The final stretch of the season, for Slayton, came with meaningful big picture traction. He had eight catches for 107 yards in a dramatic win over nationally-ranked Texas A&M, setting up Auburn for a critical fourth quarter touchdown with a late 21-yard reception down to the goaline. Later in the month in the Iron Bowl, Slayton scored on a 52-yard strike at Alabama. Throw in his postseason production and Slayton finished his junior year as one of the hottest receivers in the game. 

That, alone, wasn't Slayton's reason for declaring himself eligible for the 2019 NFL Draft. For Slayton, it was a multi-faceted, family decision. 

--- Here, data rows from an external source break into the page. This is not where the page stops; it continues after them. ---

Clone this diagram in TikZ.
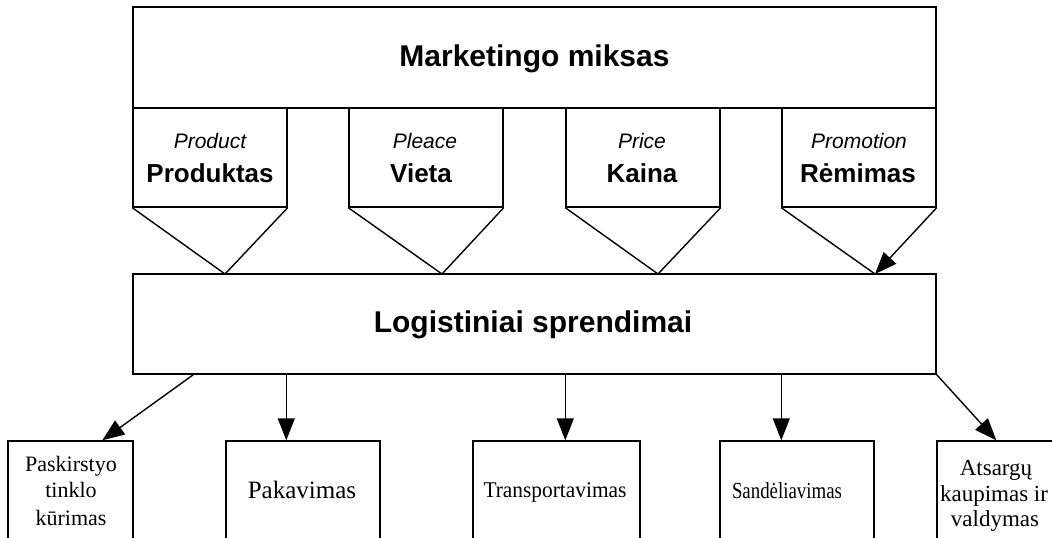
\documentclass[tikz,border=0pt]{standalone}
\usepackage{fontspec}
\setmainfont{Liberation Serif}
\newfontfamily\arialf{Liberation Sans}
\usetikzlibrary{arrows.meta}
\begin{document}
\begin{tikzpicture}[x=1pt,y=-1pt,
  box/.style={draw, line width=1.4pt, inner sep=0pt, fill=white},
  conn/.style={line width=1.4pt, -{Triangle[length=22pt,width=17pt]}},
  edgeline/.style={line width=1.4pt, line join=miter},
  big/.style={font=\arialf\bfseries\fontsize{30}{36}\selectfont, anchor=base, inner sep=0pt},
  en/.style={font=\arialf\itshape\fontsize{21}{25}\selectfont, anchor=base, inner sep=0pt},
  lt/.style={font=\arialf\bfseries\fontsize{26}{30}\selectfont, anchor=base, inner sep=0pt},
  sv/.style={font=\fontsize{22}{26}\selectfont, anchor=base, inner sep=0pt}]
\useasboundingbox (0,0) rectangle (1052,538);
\clip (0,0) rectangle (1052,538);
% header
\node[box, minimum width=803pt, minimum height=101pt] (mm) at (534.5,57.5) {};
\node[big] (mmt) at (534.5,66) {Marketingo miksas};
% pentagons
\node[box, minimum width=154pt, minimum height=99pt] (p1) at (210,157.5) {};
\node[box, minimum width=154pt, minimum height=99pt] (p2) at (426,157.5) {};
\node[box, minimum width=154pt, minimum height=99pt] (p3) at (643,157.5) {};
\node[box, minimum width=154pt, minimum height=99pt] (p4) at (859,157.5) {};
\coordinate (t1) at (225,274);
\coordinate (t2) at (442,274);
\coordinate (t3) at (658,274);
\coordinate (t4) at (875,274);
\draw[edgeline] (p1.south west) -- (t1) -- (p1.south east);
\draw[edgeline] (p2.south west) -- (t2) -- (p2.south east);
\draw[edgeline] (p3.south west) -- (t3) -- (p3.south east);
\draw[edgeline] (p4.south west) -- (t4);
\draw[conn] (p4.south east) -- (t4);
\node[en] (e1) at (210,148) {Product};
\node[lt] (l1) at (210,182) {Produktas};
\node[en] (e2) at (425,148) {Pleace};
\node[lt] (l2) at (421,182) {Vieta};
\node[en] (e3) at (642,148) {Price};
\node[lt] (l3) at (642,182) {Kaina};
\node[en] (e4) at (859,148) {Promotion};
\node[lt] (l4) at (858,182) {Rėmimas};
% logistics
\node[box, minimum width=803pt, minimum height=100pt] (ls) at (534.5,324) {};
\node[big] (lst) at (533,332) {Logistiniai sprendimai};
% bottom boxes
\node[box, minimum width=125pt, minimum height=140pt] (b1) at (70.5,511) {};
\node[box, minimum width=154pt, minimum height=140pt] (b2) at (303,511) {};
\node[box, minimum width=167pt, minimum height=140pt] (b3) at (556.5,511) {};
\node[box, minimum width=154pt, minimum height=140pt] (b4) at (797,511) {};
\node[box, minimum width=143pt, minimum height=140pt] (b5) at (1008.5,511) {};
\draw[conn] ([xshift=61pt]ls.south west) -- ([xshift=95pt]b1.north west);
\draw[conn] ([xshift=154pt]ls.south west) -- ([xshift=61pt]b2.north west);
\draw[conn] ([xshift=433pt]ls.south west) -- ([xshift=93pt]b3.north west);
\draw[conn] ([xshift=649pt]ls.south west) -- ([xshift=62pt]b4.north west);
\draw[conn] (ls.south east) -- ([xshift=60pt]b5.north west);
% bottom texts
\node[sv] (x1a) at (71,471) {Paskirstyo};
\node[sv] (x1b) at (71,497) {tinklo};
\node[sv] (x1c) at (71,525) {kūrimas};
\node[sv, font=\fontsize{25}{30}\selectfont] (x2) at (302,498) {Pakavimas};
\node[sv, font=\fontsize{22.5}{26}\selectfont] (x3) at (555,497) {\scalebox{0.95}[1]{Transportavimas}};
\node[sv, font=\fontsize{23}{26}\selectfont] (x4) at (787,498) {\scalebox{0.82}[1]{Sandėliavimas}};
\node[sv, font=\fontsize{23}{27}\selectfont] (x5a) at (996,475) {Atsargų};
\node[sv, font=\fontsize{23}{27}\selectfont] (x5b) at (994,501) {kaupimas ir};
\node[sv, font=\fontsize{23}{27}\selectfont] (x5c) at (995,526) {valdymas};
\end{tikzpicture}
\end{document}
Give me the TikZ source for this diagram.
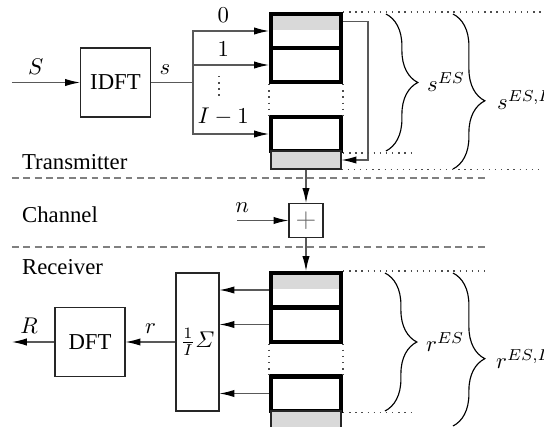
\documentclass[tikz,border=0pt]{standalone}
\usepackage{amsmath}
\usepackage{fontspec}
\setmainfont{Liberation Serif}
\usetikzlibrary{arrows.meta,calc,decorations.pathreplacing}

\definecolor{wire}{gray}{0.35}
\definecolor{pad}{gray}{0.85}
\tikzstyle{blk}=[draw=black!85,rectangle,inner sep=0pt,minimum width=30.8pt,minimum height=30.4pt]
\tikzstyle{sym}=[draw,rectangle,line width=1.8pt,inner sep=0pt,minimum width=30.8pt,minimum height=15pt]
\tikzstyle{cp}=[draw=black!85,rectangle,fill=pad,inner sep=0pt,minimum width=30.8pt,minimum height=7.9pt]
\tikzstyle{sig}=[draw=wire,-{Latex[length=6.5pt,width=3.2pt,color=black]}]
\tikzstyle{guide}=[draw=black!70,line width=0.6pt,dash pattern=on 0.6pt off 2.1pt]
\tikzstyle{zone}=[draw=gray,dash pattern=on 3pt off 2pt]
\tikzstyle{brc}=[decorate,decoration={brace,amplitude=14pt}]

\begin{document}
\begin{tikzpicture}[x=0.44pt,y=-0.44pt,line width=0.5pt]
  \useasboundingbox (0,0) rectangle (544,427);

  % transmitter
  \coordinate (sin) at (12,82.5);
  \node[blk] (idft) at (115.5,82.5) {IDFT};
  \coordinate (fork) at (193,82.5);

  \fill[pad] (271,14) rectangle (341,30);
  \node[sym] (tb0) at (306,31) {};
  \node[sym] (tb1) at (306,65) {};
  \node[sym] (tbI) at (306,134) {};
  \node[cp] (tcp) at (306,160) {};

  \draw[sig] (sin) -- node[above,pos=0.35] {$S$} (idft);
  \draw[draw=wire] (idft) -- node[above,pos=0.33] {$s$} (fork);
  \draw[sig] (fork) |- node[above,pos=0.7] {$0$} (tb0.west);
  \draw[sig] (fork) |- node[above,pos=0.7] {$1$} (tb1.west);
  \draw[sig] (fork) |- node[above,pos=0.7] {$I-1$} (tbI.west);
  \draw[guide] (219,76) -- (219,99);

  % cyclic prefix copy
  \draw[sig] ($(tb0.north east)!0.5!(tb0.east)$) -- ++(25,0) |- (tcp.east);

  \draw[guide] (tb1.south west) -- (tbI.north west);
  \draw[guide] (tb1.south east) -- (tbI.north east);
  \draw[guide] (tb0.north east) -- ++(199,0);
  \draw[guide] (tbI.south east) -- ++(71,0);
  \draw[guide] (tcp.south east) -- ++(199,0);

  \draw[brc] (386,14) -- (386,151);
  \node[anchor=west] (ses) at (419,82) {$s^{ES}$};
  \draw[brc,decoration={aspect=0.56}] (453,14) -- (453,169);
  \node[anchor=west] (sesl) at (489,100) {$s^{ES,L}$};

  \node[anchor=west] (tx) at (14,162) {Transmitter};
  \draw[zone] (12,178) -- (488,178);

  % channel
  \node[anchor=west] (ch) at (14,215) {Channel};
  \coordinate (nin) at (237,220.5);
  \node[draw=black!85,minimum size=15pt,inner sep=0pt,text=black!60,font=\large] (adder) at (306,220.5) {$+$};
  \draw[sig] (tcp) -- (adder);
  \draw[sig] (nin) -- node[above,pos=0.1] {$n$} (adder);

  \draw[zone] (12,247) -- (488,247);
  \node[anchor=west] (rx) at (14,267) {Receiver};

  % receiver
  \fill[pad] (271,273) rectangle (341,289);
  \node[sym] (rb0) at (306,290) {};
  \node[sym] (rb1) at (306,324.5) {};
  \node[sym] (rbI) at (306,393.5) {};
  \node[cp] (rcp) at (306,420) {};
  \draw[sig] (adder) -- (rb0);

  \node[blk,minimum width=18.9pt,minimum height=60.7pt] (avg) at (197.5,342) {$\frac{1}{I}\varSigma$};
  \node[blk] (dft) at (90,342) {DFT};
  \coordinate (rout) at (12,342);

  \draw[sig] (rb0.west) -- (rb0.west -| avg.east);
  \draw[sig] (rb1.west) -- (rb1.west -| avg.east);
  \draw[sig] (rbI.west) -- (rbI.west -| avg.east);
  \draw[sig] (avg) -- node[above] {$r$} (dft);
  \draw[sig] (dft) -- node[above,pos=0.6] {$R$} (rout);

  \draw[guide] (rb1.south west) -- (rbI.north west);
  \draw[guide] (rb1.south east) -- (rbI.north east);
  \draw[guide] (rb0.north east) -- ++(142,0);
  \draw[guide] (rbI.south east) -- ++(72,0);

  \draw[brc] (385,273) -- (385,411);
  \node[anchor=west] (res) at (418,342) {$r^{ES}$};
  \draw[brc,decoration={aspect=0.56}] (453,273) -- (453,426);
  \node[anchor=west] (resl) at (488,359) {$r^{ES,L}$};
\end{tikzpicture}
\end{document}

"All season along, I was really just letting my parents kind of monitor that as far as just what people were saying as far as my stock," Slayton explained. "Once the season was over, after the bowl game, I sat down with my parents and we talked it out and just felt like that was the best decision for me."

Now specifically preparing for the next level, Slayton is an intriguing prospect. He, even without a senior year, ranks 11th in Auburn history with 1,605 career receiving yards. Slayton is a home run threat, potential that headlines his profile. Notably, Slayton averaged over 20.3 yards per catch for the Tigers, one of the best rates ever in the SEC. He finished third in the league in yards per reception in each of the last two seasons, at 19.1 and 22.2 yards, respectively.

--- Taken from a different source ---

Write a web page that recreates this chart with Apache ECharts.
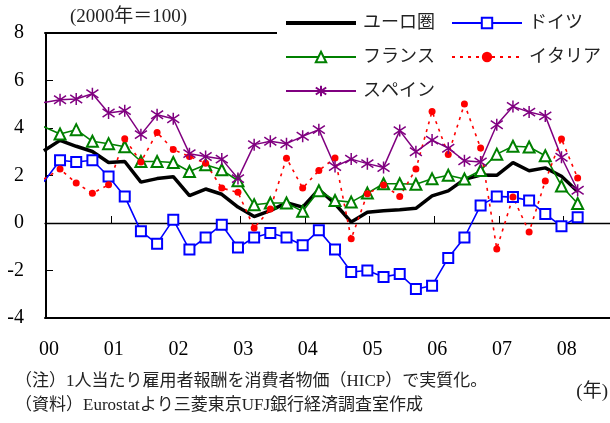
<!DOCTYPE html>
<html>
<head>
<meta charset="utf-8">
<script src="https://cdn.jsdelivr.net/npm/echarts@6/dist/echarts.min.js"></script>
<style>
  html, body { margin: 0; padding: 0; background: #fff; }
  #chart { width: 610px; height: 423px; }
</style>
</head>
<body>
<div id="chart"></div>
<script>
// Quarterly observations, 2000Q1 - 2008Q2
const quarters = [
  '00Q1','00Q2','00Q3','00Q4','01Q1','01Q2','01Q3','01Q4',
  '02Q1','02Q2','02Q3','02Q4','03Q1','03Q2','03Q3','03Q4',
  '04Q1','04Q2','04Q3','04Q4','05Q1','05Q2','05Q3','05Q4',
  '06Q1','06Q2','06Q3','06Q4','07Q1','07Q2','07Q3','07Q4',
  '08Q1','08Q2'
];
const yearLabels = ['00','01','02','03','04','05','06','07','08'];

// Real compensation per employee, % change y/y
const euroArea = [3.04,3.48,3.23,3.01,2.55,2.59,1.72,1.87,1.95,1.15,1.43,1.21,0.67,0.27,0.52,0.85,0.67,1.41,0.81,0.04,0.45,0.52,0.56,0.62,1.14,1.35,1.84,2.02,2.01,2.54,2.20,2.32,1.97,1.33];
const germany  = [1.74,2.64,2.57,2.64,1.96,1.12,-0.35,-0.87,0.14,-1.12,-0.61,-0.07,-1.03,-0.61,-0.42,-0.61,-0.94,-0.31,-1.12,-2.06,-2.00,-2.27,-2.15,-2.78,-2.64,-1.47,-0.61,0.74,1.12,1.09,0.95,0.38,-0.14,0.24];
const france   = [4.05,3.75,3.93,3.44,3.34,3.21,2.59,2.59,2.55,2.17,2.45,2.24,1.78,0.77,0.84,0.84,0.49,1.36,0.95,0.88,1.26,1.65,1.65,1.63,1.86,2.01,1.85,2.21,2.90,3.23,3.20,2.83,1.56,0.82];
const italy    = [1.85,2.27,1.68,1.25,1.61,3.55,2.57,3.81,3.09,2.80,2.52,1.47,1.29,-0.21,0.59,2.73,1.47,2.21,2.74,-0.66,1.23,1.60,1.12,2.27,4.70,2.88,5.01,3.16,-1.09,1.09,-0.38,1.77,3.54,1.89];
const spain    = [5.07,5.19,5.22,5.44,4.63,4.73,3.72,4.56,4.39,2.92,2.80,2.69,1.87,3.30,3.44,3.34,3.65,3.93,2.38,2.69,2.50,2.34,3.89,3.00,3.49,3.15,2.62,2.57,4.14,4.91,4.67,4.51,2.77,1.38];

const seriesNames = ['ユーロ圏', 'ドイツ', 'フランス', 'イタリア', 'スペイン'];

const FONT = "'Liberation Serif', 'Noto Sans CJK JP', serif";
const X_MIN = 0.07;
const X_MAX = 35;
// each year boundary sits just to the right of its Q1 observation
const YEAR_SHIFT = 0.136;
const yearTicks = yearLabels.map((_, k) => k * 4 + YEAR_SHIFT);

const toPoints = arr => arr.map((v, i) => [i, v]);

const ASTERISK = 'path://M5,0L5,10M0.6,1.6L9.4,8.4M0.6,8.4L9.4,1.6';

const chart = echarts.init(document.getElementById('chart'), null, { renderer: 'canvas' });

const hiddenAxis = {
  type: 'value', min: X_MIN, max: X_MAX,
  axisTick: { show: false }, axisLabel: { show: false }, splitLine: { show: false }
};

chart.setOption({
  animation: false,
  backgroundColor: '#fff',
  grid: { left: 45, right: 0, top: 33, bottom: 105 },
  legend: {
    left: 277,
    top: 0,
    width: 330,
    padding: [14, 21, 0, 8],
    itemWidth: 70,
    itemHeight: 13,
    itemGap: 16,
    backgroundColor: '#fff',
    textStyle: { fontFamily: FONT, fontSize: 18, color: '#222', padding: [0, 0, 0, 2] },
    data: [
      { name: seriesNames[0], icon: 'path://M0,0L70,0L70,4L0,4Z' },
      seriesNames[1], seriesNames[2], seriesNames[3], seriesNames[4]
    ]
  },
  xAxis: [
    {
      type: 'value', min: X_MIN, max: X_MAX, position: 'bottom',
      axisLine: { onZero: false, lineStyle: { color: '#000', width: 2 } },
      axisTick: { show: false },
      splitLine: { show: false },
      axisLabel: {
        customValues: yearTicks,
        formatter: v => yearLabels[Math.round((v - YEAR_SHIFT) / 4)],
        margin: 22, color: '#000', fontFamily: FONT, fontSize: 20,
        padding: [0, 0, 0, 6]
      }
    },
    Object.assign({}, hiddenAxis, {
      position: 'bottom',
      axisLine: { onZero: true, lineStyle: { color: '#000', width: 1.3 } },
      axisTick: { show: true, inside: true, length: 7, customValues: yearTicks, lineStyle: { color: '#000', width: 1 } }
    }),
    Object.assign({}, hiddenAxis, {
      position: 'top',
      axisLine: { onZero: false, lineStyle: { color: '#000', width: 2 } }
    })
  ],
  yAxis: {
    type: 'value', min: -4, max: 8, interval: 2, offset: -1,
    axisLine: { show: true, onZero: false, lineStyle: { color: '#000', width: 2 } },
    axisTick: { show: true, inside: true, length: 7, lineStyle: { color: '#000', width: 1 } },
    axisLabel: { margin: 22, color: '#000', fontFamily: FONT, fontSize: 20 },
    splitLine: { show: false }
  },
  series: [
    {
      name: seriesNames[0], type: 'line', data: toPoints(euroArea),
      symbol: 'none', color: '#000',
      lineStyle: { color: '#000', width: 3.5 }
    },
    {
      name: seriesNames[1], type: 'line', data: toPoints(germany),
      symbol: 'emptyRect', symbolSize: 10, color: '#0000ff',
      itemStyle: { borderWidth: 1.6 },
      lineStyle: { color: '#0000ff', width: 1.6 }
    },
    {
      name: seriesNames[2], type: 'line', data: toPoints(france),
      symbol: 'emptyTriangle', symbolSize: 11, color: '#008000',
      itemStyle: { borderWidth: 1.6 },
      lineStyle: { color: '#008000', width: 1.6 }
    },
    {
      name: seriesNames[3], type: 'line', data: toPoints(italy),
      symbol: 'circle', symbolSize: 7, color: '#ff0000',
      lineStyle: { color: '#ff0000', width: 1.6, type: [3, 5] }
    },
    {
      name: seriesNames[4], type: 'line', data: toPoints(spain),
      symbol: ASTERISK, symbolSize: 12, color: '#800080',
      itemStyle: { color: '#800080', borderColor: '#800080', borderWidth: 1.5 },
      lineStyle: { color: '#800080', width: 1.5 }
    }
  ],
  graphic: [
    { type: 'text', x: 70, y: 17, style: { text: '(2000年＝100)', font: '19px ' + FONT, fill: '#222', verticalAlign: 'middle' } },
    { type: 'text', x: 15, y: 382, style: { text: '（注）1人当たり雇用者報酬を消費者物価（HICP）で実質化。', font: '17px ' + FONT, fill: '#222', verticalAlign: 'middle' } },
    { type: 'text', x: 15, y: 406, style: { text: '（資料）Eurostatより三菱東京UFJ銀行経済調査室作成', font: '17px ' + FONT, fill: '#222', verticalAlign: 'middle' } },
    { type: 'text', x: 608, y: 392, style: { text: '(年)', font: '19px ' + FONT, fill: '#222', align: 'right', verticalAlign: 'middle' } }
  ]
});
</script>
</body>
</html>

At 6'2'', 190 pounds, Slayton is, fast, dynamic and, given the finish to his career, rising. The boost of his grand finale could be a sign of things to come. 

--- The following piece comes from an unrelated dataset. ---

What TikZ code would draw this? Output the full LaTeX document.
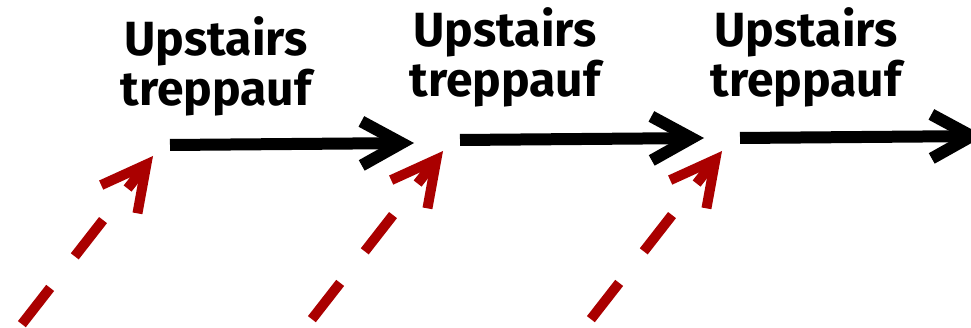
\documentclass[tikz,border=0pt]{standalone}
\usepackage{fontspec}
\setmainfont{Fira Sans}
\usetikzlibrary{arrows.meta}
\definecolor{climbred}{HTML}{AA0000}

\begin{document}
\begin{tikzpicture}[x=1pt,y=-1pt,
    stair/.style={line width=12pt,shorten >=-24pt,
      -{Straight Barb[length=40pt,width=44pt,sharp,sep=24pt]}},
    climb/.style={line width=10pt,draw=climbred,dash pattern=on 46pt off 40pt,
      -{Straight Barb[length=44pt,width=46pt,sharp]}},
    word/.style={font=\bfseries\fontsize{48}{50}\selectfont,align=center,
      anchor=base,inner sep=0pt}]
  \useasboundingbox (0,0) rectangle (971,328);

  % steps
  \coordinate (s1) at (170,145);
  \coordinate (e1) at (414,143);
  \coordinate (s2) at (460,140);
  \coordinate (e2) at (704,138);
  \coordinate (s3) at (740,138);
  \coordinate (e3) at (984,136);
  \draw[stair] (s1) -- (e1);
  \draw[stair] (s2) -- (e2);
  \draw[stair] (s3) -- (e3);

  % labels
  \node[word] (w1) at (216,106) {Upstairs\\treppauf};
  \node[word] (w2) at (505,97) {Upstairs\\treppauf};
  \node[word] (w3) at (806,97) {Upstairs\\treppauf};

  % dashed climbs
  \coordinate (c1) at (-31,392);
  \coordinate (t1) at (153,156);
  \coordinate (c2) at (259,387);
  \coordinate (t2) at (443,151);
  \coordinate (c3) at (538,387);
  \coordinate (t3) at (722,151);
  \draw[climb] (c1) -- (t1);
  \draw[climb] (c2) -- (t2);
  \draw[climb] (c3) -- (t3);
\end{tikzpicture}
\end{document}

Entering the 2018 season, an story listed Slayton as one of college football's fastest players, citing that he was timed, in high school, at 4.35 in the forty yard dash and 10.53 in the 100-meter, the latter with a pulled groin. Upcoming testing should only improve Slayton's stock as his measurables will likely meet or surpass the professional standard. Wherever Slayton gets to run next, he will make the most of his chance.

"Obviously, I think I will test really well if I am able to get invited to the combine. If not, I think I will test really well at the pro day," Slayton added. "Also, I'm a pretty smart football player so I feel like I will be able to impress teams and general managers with my football IQ. I'm just looking forward to the opportunity."

Ahead of competing against the best the sport has to offer, Slayton has honed his talents in college football's toughest conference. He, having proved himself on the big stage, has experience that only an SEC schedule can provide. Slayton faced Georgia four times and the likes of Alabama, LSU and Mississippi State three times, also playing Clemson twice, Central Florida, Oklahoma and Washington out of conference. This past fall, Slayton went up against the top three corners in this draft class: Deandre Baker, Byron Murphy and Greedy Williams. 

Every league game was a challenge, a grind that has Slayton better suited for what awaits.    

"I definitely think it does," he stated. "You go up against top-notch talent every Saturday. Even the guys that aren't 'brand name' guys, every team has good players in the SEC. There is no such thing as a really, really bad SEC team. Having to do that week-in and week out-and always competing definitely prepares you."

Slayton's college quarterback, Jarrett Stidham, is a standout Slayton is making the transition with. In two years at Auburn after transferring from Baylor, Stidham completed 63.6% of his passes, throwing or 5,952 yards, 36 scores and just eleven interceptions. Stidham, like Slayton, decided to forgo his senior senior of eligibility on the Plains. The last four completions between the two all went for touchdowns.   

"It was a lot of fun," Slayton shared of playing with Stidham. "Jarrett is a really good player, a really talented player. I know this past season he took a lot of criticism or whatever, but at the end of the day he is a really good quarterback and I enjoyed my time playing with him."

The next few months will be busy for Slayton, with the speedster look to proving himself, however he can, for NFL teams. Slayton's last audition was about as good as it gets. When professional scouts want an example of all that he can do, they won't have to look far back to find it. 

Slayton has the size and skills needed to make the jump. He also has the proper perspective.      

"You really have no idea where you are going to end up, who is going to draft you, who likes you, who doesn't," he acknowledged. "But, at the same time, it's really exciting because you dream of an opportunity like this. To have this opportunity, I'm just trying to soak it all in and take it one day at a time."

Fresh off a performance for the ages, Slayton has made his move. Consider his last game a springboard forward.